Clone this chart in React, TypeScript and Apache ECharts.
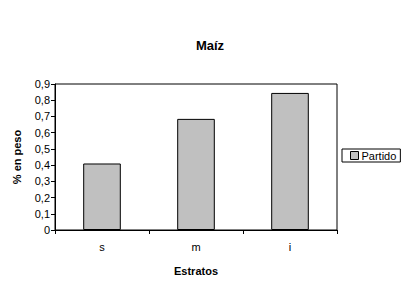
import React, { useEffect, useRef } from "react";
import * as echarts from "echarts";

const categories = ["s", "m", "i"];
const partido = [0.41, 0.685, 0.845];
const seriesName = "Partido";
const title = "Maíz";
const yName = "% en peso";
const xName = "Estratos";

export default function App() {
  const ref = useRef<HTMLDivElement>(null);
  useEffect(() => {
    if (!ref.current) return;
    const chart = echarts.init(ref.current, null, { renderer: "svg" });
    const font = "Liberation Sans, Arial, sans-serif";
    chart.setOption({
      animation: false,
      backgroundColor: "#fff",
      textStyle: { fontFamily: font },
      title: {
        text: title,
        left: 205,
        textAlign: "center",
        top: 34,
        textStyle: { fontSize: 13, fontWeight: "bold", color: "#000", fontFamily: font },
      },
      legend: {
        data: [seriesName],
        left: 342,
        top: 149,
        orient: "vertical",
        borderColor: "#000",
        borderWidth: 1,
        padding: [1, 4, 1, 8],
        itemWidth: 8,
        itemHeight: 8,
        itemGap: 2,
        icon: "rect",
        textStyle: { fontSize: 11, color: "#000", fontFamily: font, padding: [0, 0, 0, -2] },
        itemStyle: { borderColor: "#000", borderWidth: 1 },
      },
      grid: {
        left: 55,
        right: 72,
        top: 84,
        bottom: 51,
        show: true,
        borderColor: "#000",
        borderWidth: 1,
      },
      xAxis: {
        type: "category",
        data: categories,
        name: xName,
        nameLocation: "middle",
        nameGap: 35,
        nameTextStyle: { fontSize: 11, fontWeight: "bold", color: "#000", fontFamily: font },
        axisLine: { lineStyle: { color: "#000", width: 1 } },
        axisTick: { show: true, alignWithLabel: false, length: 4, lineStyle: { color: "#000" } },
        axisLabel: { fontSize: 11, color: "#000", margin: 11, fontFamily: font },
      },
      yAxis: {
        type: "value",
        min: 0,
        max: 0.9,
        interval: 0.1,
        name: yName,
        nameLocation: "middle",
        nameGap: 33,
        nameRotate: 90,
        nameTextStyle: { fontSize: 11, fontWeight: "bold", color: "#000", fontFamily: font },
        axisLine: { show: true, lineStyle: { color: "#000", width: 1 } },
        axisTick: { show: true, length: 4, lineStyle: { color: "#000" } },
        splitLine: { show: false },
        axisLabel: {
          fontSize: 11,
          color: "#000",
          margin: 5,
          fontFamily: font,
          formatter: (v: number) => (Math.round(v * 10) / 10).toString().replace(".", ","),
        },
      },
      series: [
        {
          name: seriesName,
          type: "bar",
          data: partido,
          barWidth: "40%",
          itemStyle: { color: "#c0c0c0", borderColor: "#000", borderWidth: 1 },
        },
      ],
    });
    return () => chart.dispose();
  }, []);
  return <div ref={ref} style={{ width: 409, height: 281, position: "absolute", left: 0, top: 0 }} />;
}
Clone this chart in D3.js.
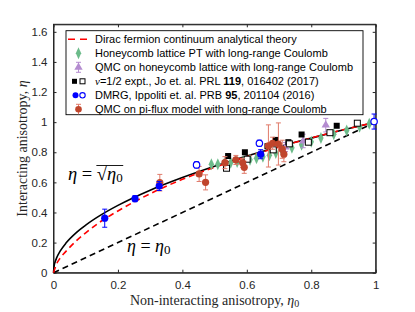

§ **AIM**
Transcribe the records word for word and include no pictures.

§ **SOLUTION FOR THIS EXERCISE**
Clone this chart in React, TypeScript and Apache ECharts.
import React, { useEffect, useRef } from "react";
import * as echarts from "echarts";

const categories = ["s", "m", "i"];
const partido = [0.41, 0.685, 0.845];
const seriesName = "Partido";
const title = "Maíz";
const yName = "% en peso";
const xName = "Estratos";

export default function App() {
  const ref = useRef<HTMLDivElement>(null);
  useEffect(() => {
    if (!ref.current) return;
    const chart = echarts.init(ref.current, null, { renderer: "svg" });
    const font = "Liberation Sans, Arial, sans-serif";
    chart.setOption({
      animation: false,
      backgroundColor: "#fff",
      textStyle: { fontFamily: font },
      title: {
        text: title,
        left: 205,
        textAlign: "center",
        top: 34,
        textStyle: { fontSize: 13, fontWeight: "bold", color: "#000", fontFamily: font },
      },
      legend: {
        data: [seriesName],
        left: 342,
        top: 149,
        orient: "vertical",
        borderColor: "#000",
        borderWidth: 1,
        padding: [1, 4, 1, 8],
        itemWidth: 8,
        itemHeight: 8,
        itemGap: 2,
        icon: "rect",
        textStyle: { fontSize: 11, color: "#000", fontFamily: font, padding: [0, 0, 0, -2] },
        itemStyle: { borderColor: "#000", borderWidth: 1 },
      },
      grid: {
        left: 55,
        right: 72,
        top: 84,
        bottom: 51,
        show: true,
        borderColor: "#000",
        borderWidth: 1,
      },
      xAxis: {
        type: "category",
        data: categories,
        name: xName,
        nameLocation: "middle",
        nameGap: 35,
        nameTextStyle: { fontSize: 11, fontWeight: "bold", color: "#000", fontFamily: font },
        axisLine: { lineStyle: { color: "#000", width: 1 } },
        axisTick: { show: true, alignWithLabel: false, length: 4, lineStyle: { color: "#000" } },
        axisLabel: { fontSize: 11, color: "#000", margin: 11, fontFamily: font },
      },
      yAxis: {
        type: "value",
        min: 0,
        max: 0.9,
        interval: 0.1,
        name: yName,
        nameLocation: "middle",
        nameGap: 33,
        nameRotate: 90,
        nameTextStyle: { fontSize: 11, fontWeight: "bold", color: "#000", fontFamily: font },
        axisLine: { show: true, lineStyle: { color: "#000", width: 1 } },
        axisTick: { show: true, length: 4, lineStyle: { color: "#000" } },
        splitLine: { show: false },
        axisLabel: {
          fontSize: 11,
          color: "#000",
          margin: 5,
          fontFamily: font,
          formatter: (v: number) => (Math.round(v * 10) / 10).toString().replace(".", ","),
        },
      },
      series: [
        {
          name: seriesName,
          type: "bar",
          data: partido,
          barWidth: "40%",
          itemStyle: { color: "#c0c0c0", borderColor: "#000", borderWidth: 1 },
        },
      ],
    });
    return () => chart.dispose();
  }, []);
  return <div ref={ref} style={{ width: 409, height: 281, position: "absolute", left: 0, top: 0 }} />;
}
Clone this chart in D3.js.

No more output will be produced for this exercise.